Estas decisiones han sido posibles por una sola cosa: la acumulación de poder en el presidente sin contrapesos que lo limiten: una mayoría en el Congreso que todo lo aplaude sin recato ni rubor, una Corte cuya independencia del Ejecutivo no está clara. Los únicos contrapesos son algunos de los órganos constitucionalmente autónomos que han librado batallas para no caer en la cooptación del Ejecutivo, algunas organizaciones de la sociedad civil y activistas que han cuestionado y señalado lo que está ocurriendo, algunos medios y periodistas que han mantenido su independencia incluso al costo de su vida. Todos ellos han sido motivo de escarnio y ataque desde el púlpito presidencial.
Vladimir Putin es quizás el extremo al que se puede llegar en ausencia de límites y contrapesos al poder. En Rusia él es quien manda y nadie se atreve a contradecirlo. Ha maniobrado para prolongar su periodo presidencial hasta 2030, y ha sido capaz de anexarse Crimea y ahora invadir Ucrania, poniendo al mundo entero en una situación de alarma y tragedia humana.
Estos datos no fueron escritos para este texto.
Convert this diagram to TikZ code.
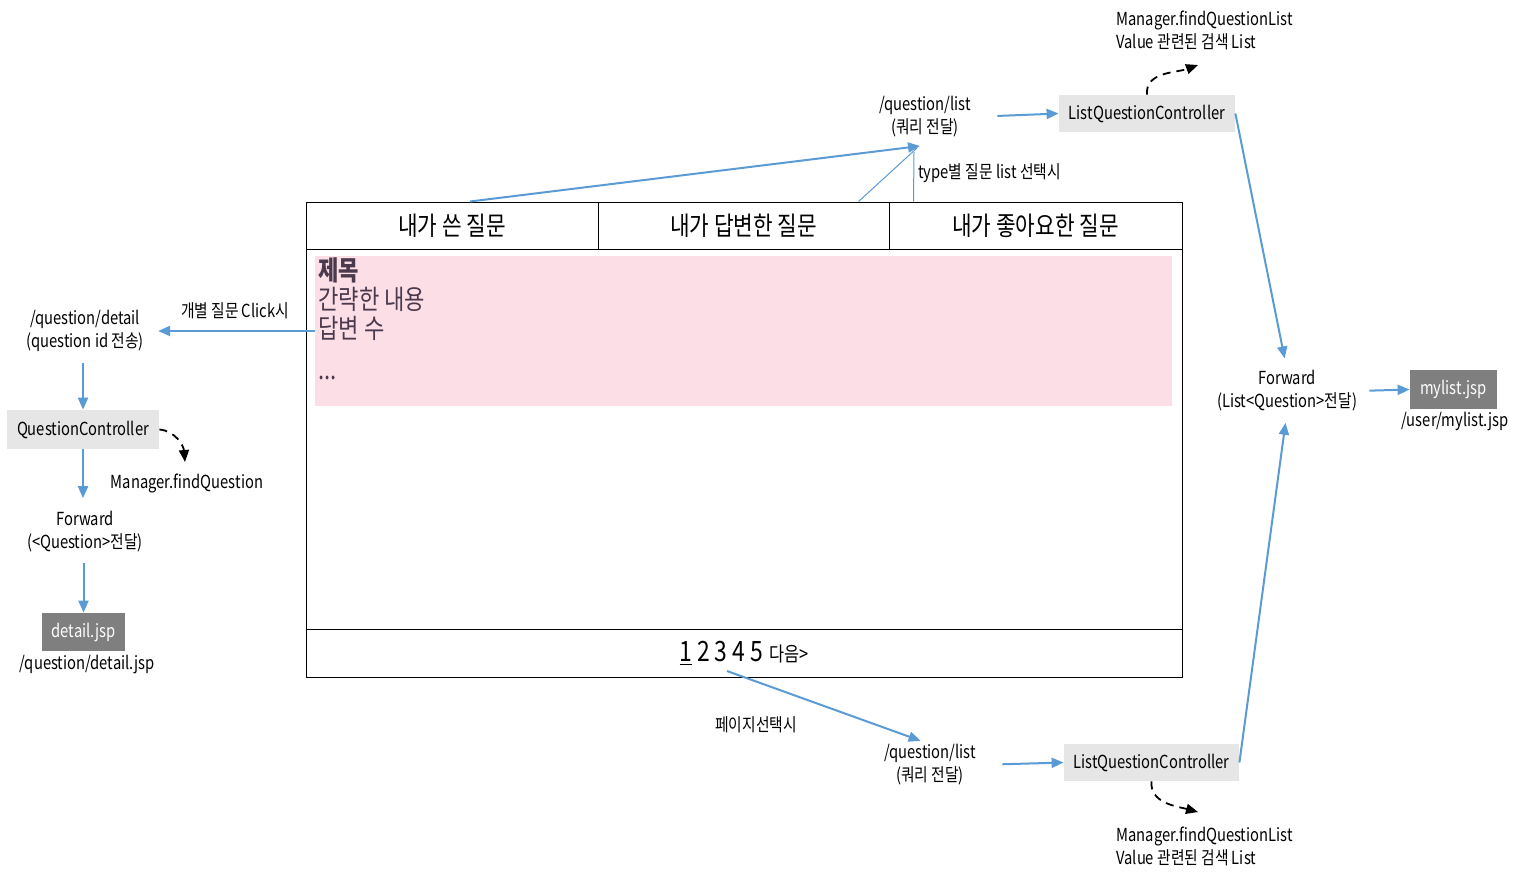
\documentclass[tikz,border=0pt]{standalone}
\usepackage{fontspec}
\setmainfont{Noto Sans CJK KR}[FakeStretch=0.82]
\usetikzlibrary{arrows.meta}
\definecolor{blu}{HTML}{5B9BD5}
\definecolor{pinkbg}{HTML}{FCDFE6}
\definecolor{lgray}{HTML}{E6E6E6}
\definecolor{dgray}{HTML}{7F7F7F}
\definecolor{pinktxt}{HTML}{4B3A4D}
\tikzset{
  flow/.style={draw=blu, line width=1pt, -{Triangle[length=6pt,width=5pt]}},
  thinflow/.style={draw=blu, line width=0.5pt},
  dashy/.style={draw=black, dashed, dash pattern=on 4pt off 3pt, line width=0.9pt, -{Triangle[length=6pt,width=5pt]}},
  lbl/.style={align=center, inner sep=0pt, font=\fontsize{9}{11.5}\selectfont},
  lbll/.style={align=left, inner sep=0pt, font=\fontsize{9}{11.5}\selectfont},
  ctrl/.style={fill=lgray, inner sep=0pt, font=\fontsize{9}{11.5}\selectfont},
  jsp/.style={fill=dgray, text=white, inner sep=0pt, font=\fontsize{9}{11.5}\selectfont},
  cell/.style={draw=black, line width=0.5pt, inner sep=0pt, font=\fontsize{13}{15}\selectfont},
  ptxt/.style={anchor=west, inner sep=0pt, text=pinktxt, font=\fontsize{13.5}{15}\selectfont},
}
\begin{document}
\begin{tikzpicture}[x=0.5pt,y=-0.5pt]
\useasboundingbox (0,0) rectangle (1537,875);

% main frame
\node[cell, minimum width=146pt, minimum height=23.5pt] (tab1) at (452,225.5) {내가 쓴 질문};
\node[cell, minimum width=145.5pt, minimum height=23.5pt] (tab2) at (743.5,225.5) {내가 답변한 질문};
\node[cell, minimum width=146.5pt, minimum height=23.5pt] (tab3) at (1035.5,225.5) {내가 좋아요한 질문};
\node[cell, minimum width=438pt, minimum height=190pt] (body) at (744,439) {};
\node[cell, minimum width=438pt, minimum height=24pt] (footer) at (744,653)
  {\fontsize{14}{16}\selectfont\underline{1}\hspace{2.5pt}2\hspace{2.5pt}3\hspace{2.5pt}4\hspace{2.5pt}5\hspace{3pt}{\fontsize{10}{12}\selectfont 다음>}};

% pink item
\node[fill=pinkbg, inner sep=0pt, minimum width=428.5pt, minimum height=75pt] (pinkbox) at (743.5,331) {};
\node[ptxt, font=\fontsize{13.5}{15}\selectfont\bfseries] (t1) at (318,270) {제목};
\node[ptxt] (t2) at (318,299) {간략한 내용};
\node[ptxt] (t3) at (318,328) {답변 수};
\node[ptxt] (t4) at (318,378) {...};

% top flow
\coordinate (qtip) at (920,146);
\node[lbl] (qlab) at (925,117) {/question/list\\(쿼리 전달)};
\node[ctrl, minimum width=88pt, minimum height=18.5pt] (lqc) at (1147,113.5) {ListQuestionController};
\node[lbll, anchor=west] (mgr1) at (1116,30.5) {Manager.findQuestionList\\Value 관련된 검색 List};
\coordinate (d1tip) at (1198,65);
\node[lbll, anchor=west] (typelab) at (918,173) {type별 질문 list 선택시};

\draw[flow] ([xshift=9pt]tab1.north) -- (qtip);
\draw[thinflow] ([xshift=-15.5pt]tab2.north east) -- (917,148);
\draw[thinflow] ([xshift=12.5pt]tab3.north west) -- (914,152);
\draw[flow, shorten <=13pt] (qlab.east) -- (lqc.west);
\draw[dashy] (lqc.north) to[out=95,in=200] (d1tip);

% right
\node[lbl] (fwd) at (1287,391) {Forward\\(List<Question>전달)};
\node[jsp, minimum width=43.5pt, minimum height=19.5pt] (myl) at (1453.5,389.5) {mylist.jsp};
\node[lbl] (mylp) at (1455,422) {/user/mylist.jsp};
\draw[flow, shorten >=6pt] (lqc.east) -- (fwd.north);
\draw[flow, shorten <=6pt] (fwd.east) -- (myl.west);

% bottom flow
\node[lbl] (qlab2) at (930,765) {/question/list\\(쿼리 전달)};
\node[lbl] (pagelab) at (756,725) {페이지선택시};
\node[ctrl, minimum width=87.5pt, minimum height=18.5pt] (lqc2) at (1151.5,762.5) {ListQuestionController};
\node[lbll, anchor=west] (mgr2) at (1116,846) {Manager.findQuestionList\\Value 관련된 검색 List};
\coordinate (d2tip) at (1198,812);
\draw[flow, shorten >=5pt] ([xshift=-8.5pt,yshift=-9pt]footer.center) -- (qlab2.north);
\draw[flow, shorten <=13pt] (qlab2.east) -- (lqc2.west);
\draw[flow, shorten >=5.5pt] (lqc2.east) -- (fwd.south);
\draw[dashy] (lqc2.south) to[out=-95,in=165] (d2tip);

% left flow
\node[lbl] (clicklab) at (235,311) {개별 질문 Click시};
\node[lbl] (dlab) at (85,331) {/question/detail\\(question id 전송)};
\node[ctrl, minimum width=76pt, minimum height=19.5pt] (qc) at (83,429.5) {QuestionController};
\node[lbl] (mfq) at (187,483) {Manager.findQuestion};
\coordinate (d3tip) at (185,462);
\node[lbl] (flab) at (85,532) {Forward\\(<Question>전달)};
\node[jsp, minimum width=41.5pt, minimum height=19pt] (det) at (83.5,632) {detail.jsp};
\node[lbl] (detp) at (87,664) {/question/detail.jsp};
\draw[flow] (pinkbox.west) -- ([xshift=7pt]dlab.east);
\draw[flow, shorten <=5.5pt] (dlab.south -| qc.north) -- (qc.north);
\draw[flow, shorten >=6.5pt] (qc.south) -- (flab.north -| qc.south);
\draw[flow, shorten <=5pt] (flab.south -| det.north) -- (det.north);
\draw[dashy] (qc.east) to[out=-5,in=95] (d3tip);
\end{tikzpicture}
\end{document}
La sociedad rusa no ha sido capaz de impedirlo.
En México todavía hay esperanza que podamos evitar lo peor. La mayor preocupación que debemos tener es evitar que López Obrador siga concentrando poder, que siga amenazando, cooptando y destruyendo los contrapesos que existen. Que siga intentando borrar a una sociedad diversa y tolerante, que sabe vivir en paz y armonía.